What are some recent, upcoming or current projects you are working on? I’ve recently just completed a two-year project called SUPERBLACK that is now on view at the Transformer Station in Cleveland, OH. The show is a philosophical survey of sorts, on blackness, photography, and epistemology. I also created a monograph that informs the work and provides some context for the exhibition, our historical and cultural understandings of darkness, and some non light-based imagery of Carbon Nanotubes. The book is available here, and text about the exhibition can be found here.

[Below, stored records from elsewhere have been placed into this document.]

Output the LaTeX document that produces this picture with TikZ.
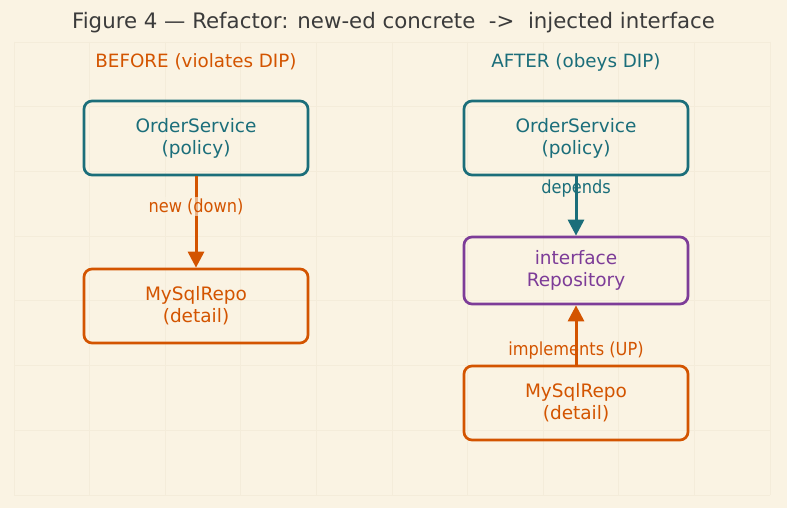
\documentclass[tikz,border=0pt]{standalone}
\usepackage{fontspec}
\setmainfont{DejaVu Sans}
\newfontfamily\condensed{DejaVu Sans Condensed}
\usetikzlibrary{arrows.meta}

\definecolor{paper}{HTML}{FAF3E3}
\definecolor{gridline}{HTML}{F4ECDA}
\definecolor{ink}{HTML}{3B3B3B}
\definecolor{policy}{HTML}{1B6E7A}
\definecolor{detail}{HTML}{D35400}
\definecolor{abstract}{HTML}{7D3C98}

\tikzset{
  box/.style={draw, line width=2.7pt, rounded corners=8pt, minimum width=224pt,
    minimum height=74pt, align=center, font=\fontsize{18.5}{22}\selectfont},
  dep/.style={line width=3pt, -{Triangle[length=16pt,width=16pt]}},
  tag/.style={font=\condensed\fontsize{18}{20}\selectfont},
}

\begin{document}
\begin{tikzpicture}[x=1pt, y=-1pt]
  \useasboundingbox[fill=paper] (0,0) rectangle (787,508);

  % faint grid
  \foreach \gx in {0,...,10}
    \draw[gridline, line width=0.8pt] (14+75.6*\gx, 42) -- (14+75.6*\gx, 495);
  \foreach \gy in {0,...,7}
    \draw[gridline, line width=0.8pt] (14, 42+64.7*\gy) -- (770, 42+64.7*\gy);

  \node[ink, font=\fontsize{21.3}{24}\selectfont] (title) at (393.5, 23)
    {Figure 4 — Refactor: new-ed concrete \ -> \ injected interface};

  % before
  \node[detail, font=\fontsize{18.3}{21}\selectfont] (before) at (196, 62) {BEFORE (violates DIP)};
  \node[box, policy] (svcA) at (196, 138) {OrderService\\(policy)};
  \node[box, detail] (repoA) at (196, 306) {MySqlRepo\\(detail)};
  \draw[dep, detail] (svcA) -- (repoA) node[tag, pos=0.33, fill=paper, fill opacity=0.6, text opacity=1, inner sep=1pt]{new (down)};

  % after
  \node[policy, font=\fontsize{18.3}{21}\selectfont] (after) at (576, 62) {AFTER (obeys DIP)};
  \node[box, policy] (svcB) at (576, 138) {OrderService\\(policy)};
  \node[box, abstract, minimum height=67pt] (iface) at (576, 270.5) {interface\\Repository};
  \node[box, detail] (repoB) at (576, 403) {MySqlRepo\\(detail)};
  \draw[dep, policy] (svcB) -- (iface);
  \node[tag, policy] (lblB) at (576, 189) {depends};
  \draw[dep, detail] (repoB) -- (iface);
  \node[tag, detail] (lblC) at (576, 351) {implements (UP)};
\end{tikzpicture}
\end{document}
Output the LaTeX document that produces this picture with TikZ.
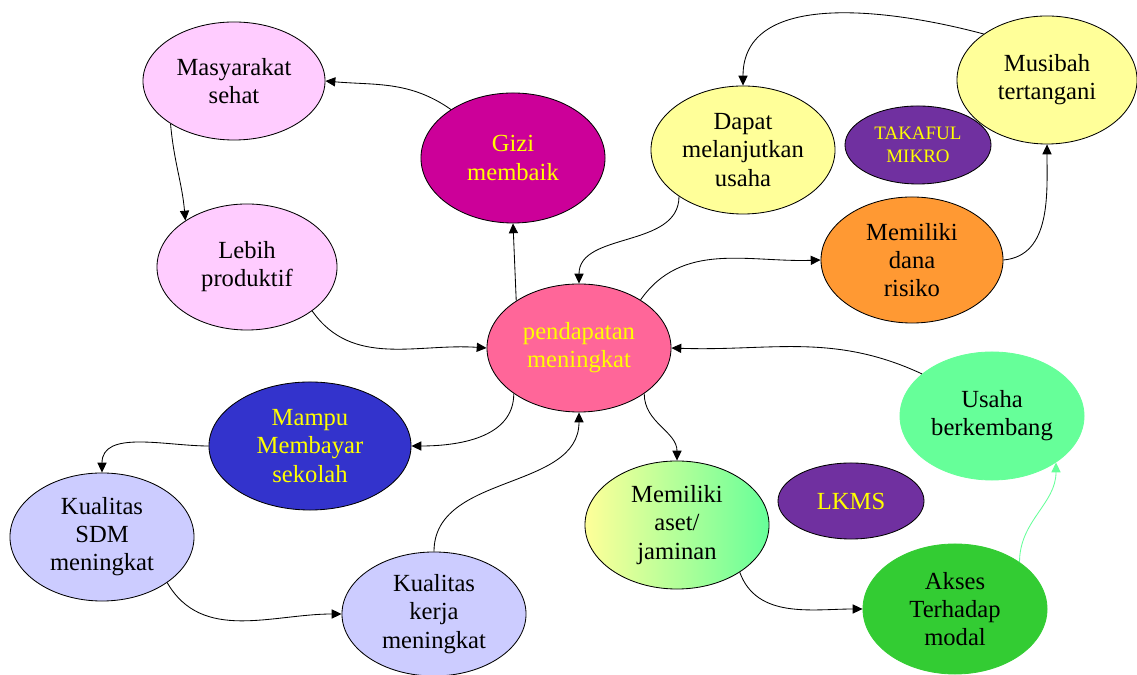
\documentclass[tikz,border=0pt]{standalone}
\usepackage{fontspec}
\setmainfont{Liberation Serif}
\usepackage{tikz}
\usetikzlibrary{shapes}
\usetikzlibrary{arrows.meta}

\definecolor{pinkbub}{HTML}{FFCCFF}
\definecolor{magentabub}{HTML}{CC0099}
\definecolor{rosebub}{HTML}{FF6699}
\definecolor{yellowbub}{HTML}{FFFF99}
\definecolor{purplebub}{HTML}{7030A0}
\definecolor{orangebub}{HTML}{FF9933}
\definecolor{mintbub}{HTML}{66FF99}
\definecolor{greenbub}{HTML}{33CC33}
\definecolor{bluebub}{HTML}{3333CC}
\definecolor{lilacbub}{HTML}{CCCCFF}
\definecolor{yellowtxt}{HTML}{FFFF00}

\begin{document}
\begin{tikzpicture}[x=0.025cm, y=0.025cm,
  bubble/.style={draw, ellipse, line width=0.6pt,
    minimum width=4.6cm, minimum height=3.2cm,
    inner sep=0pt, align=center,
    font=\fontsize{17.5}{20}\selectfont},
  link/.style={-{Triangle[length=7pt,width=6.5pt]}, line width=0.6pt}]
\useasboundingbox (0,0) rectangle (1137,675);

\node[bubble, fill=pinkbub,
   minimum width=4.55cm, minimum height=2.95cm] (masy) at (234,594)
  {Masyarakat\\sehat};
\node[bubble, fill=pinkbub,
   minimum width=4.5cm, minimum height=3.15cm] (lebih) at (247,408)
  {Lebih\\produktif};
\node[bubble, fill=magentabub, text=yellowtxt,
   minimum height=3.25cm] (gizi) at (513,517)
  {Gizi\\membaik};
\node[bubble, fill=rosebub, text=yellowtxt] (pend) at (579,327)
  {pendapatan\\meningkat};
\node[bubble, fill=yellowbub] (dapat) at (743,525)
  {Dapat\\melanjutkan\\usaha};
\node[bubble, fill=purplebub, text=yellowtxt,
   minimum width=3.65cm, minimum height=1.95cm,
   font=\fontsize{13.5}{16.5}\selectfont] (takaful) at (918,530)
  {TAKAFUL\\MIKRO};
\node[bubble, fill=yellowbub,
   minimum width=4.5cm] (musibah) at (1047,595)
  {Musibah\\tertangani};
\node[bubble, fill=orangebub,
   minimum width=4.55cm, minimum height=3.15cm] (dana) at (912,415)
  {Memiliki\\dana\\risiko};
\node[bubble, fill=mintbub, draw=mintbub] (usaha) at (992,259)
  {Usaha\\berkembang};
\node[bubble, fill=purplebub, text=yellowtxt,
   minimum width=3.65cm, minimum height=1.9cm] (lkms) at (851,174)
  {LKMS};
\node[bubble, fill=greenbub, draw=greenbub,
   minimum height=3.25cm] (akses) at (955,66)
  {Akses\\Terhadap\\modal};
\node[bubble, left color=yellowbub, right color=mintbub] (aset) at (677,150)
  {Memiliki\\aset/\\jaminan};
\node[bubble, fill=bluebub, text=yellowtxt,
   minimum width=5.05cm] (mampu) at (310,229)
  {Mampu\\Membayar\\sekolah};
\node[bubble, fill=lilacbub] (sdm) at (102,138)
  {Kualitas\\SDM\\meningkat};
\node[bubble, fill=lilacbub,
   minimum height=3.1cm] (kerja) at (434,61)
  {Kualitas\\kerja\\meningkat};

\draw[link] (gizi.142) to[out=145,in=-5] (masy.east);
\draw[link] (masy.214) to[out=-85,in=95] (lebih.143);
\draw[link] (lebih.-34) to[out=-55,in=176] (pend.west);
\draw[link] (pend.143) -- (gizi.south);
\draw[link] (dapat.216) to[out=-90,in=90] (pend.north);
\draw[link] (pend.38) to[out=55,in=182] (dana.west);
\draw[link] (dana.east) to[out=5,in=-90] (musibah.south);
\draw[link] (musibah.144) to[out=165,in=90] (dapat.north);
\draw[link] (usaha.149) to[out=155,in=-2] (pend.east);
\draw[link] (pend.-35) to[out=-90,in=90] (aset.north);
\draw[link] (aset.-37) to[out=-70,in=180] (akses.west);
\draw[link, mintbub] (akses.36) to[out=90,in=-90] (usaha.-36);
\draw[link] (pend.215) to[out=-90,in=0] (mampu.east);
\draw[link] (mampu.west) to[out=180,in=90] (sdm.north);
\draw[link] (sdm.-35) to[out=-60,in=180] (kerja.west);
\draw[link] (kerja.north) to[out=90,in=-90] (pend.south);
\end{tikzpicture}
\end{document}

Describe your current studio or workspace? Given the myriad processes I deal with and various collaborations I have underway I do not keep a centralized studio. If anything, my laptop functions as my primary studio and I work with the facilities at the University of Cincinnati, with Atelier Boba in Paris, and various commercial vendors. This is a fairly new mode of working for me as I have historically worked with a physical studio, but as my work shifted, the primary purpose of the studio was to hang works that had already been produced elsewhere.
What kinds of things are influencing your work right now? Following the SUPERBLACK exhibition, I have started delving into the photograph as a mode of understanding that significantly alters understanding regardless of a discussion of photographic veracity. A great example of this is New Work #194 and #195, both of these images read as microscopic photographs or paintings, but the process by which they are made belies notions of perception. They are images (if I can use the word) made by a scanning electron microscope, which essentially means that they are made by measuring and recording reflected electrons and not, as they would appear, by the capture of reflected light. This gets at the heart of some concerns that I will try to get at with future works—namely how we utilize imagery to construct belief, and what affect it has on our world view.
Can you share one of the best or worst reactions you have gotten as a result of your work? Hands down, it has to be with SUPERBLACK. The piece is a monolith (12″ x 12″ x 72″) that has a 4.5″ hole at eye level, which is the darkest hole you will ever see (this is the centerpiece of the exhibition). After a week or so, the staff a the Transformer Station put up a sign that reads “DO NOT TOUCH OR INSERT HAND INTO THE BLACK HOLE”. I was particularly pleased that regardless of the firm conventions of museum viewing, people felt compelled to stick their hands inside of a black hole.
Any current or upcoming shows we should know about? I am currently exhibition in three shows:
SUPERBLACK at the Transformer Station
Fragments of an Unknowable Whole at the Urban Arts Space in Columbus, OH
I Like it, But What Is It at the Drake Hotel in Toronto.
What artists are you interested in right now? That is a tough question with a potentially easy answer. I make my aesthetic preferences public at ilikethisart.net with the help of two other fantastic artists, Jacob Riddle and Wyatt Niehaus.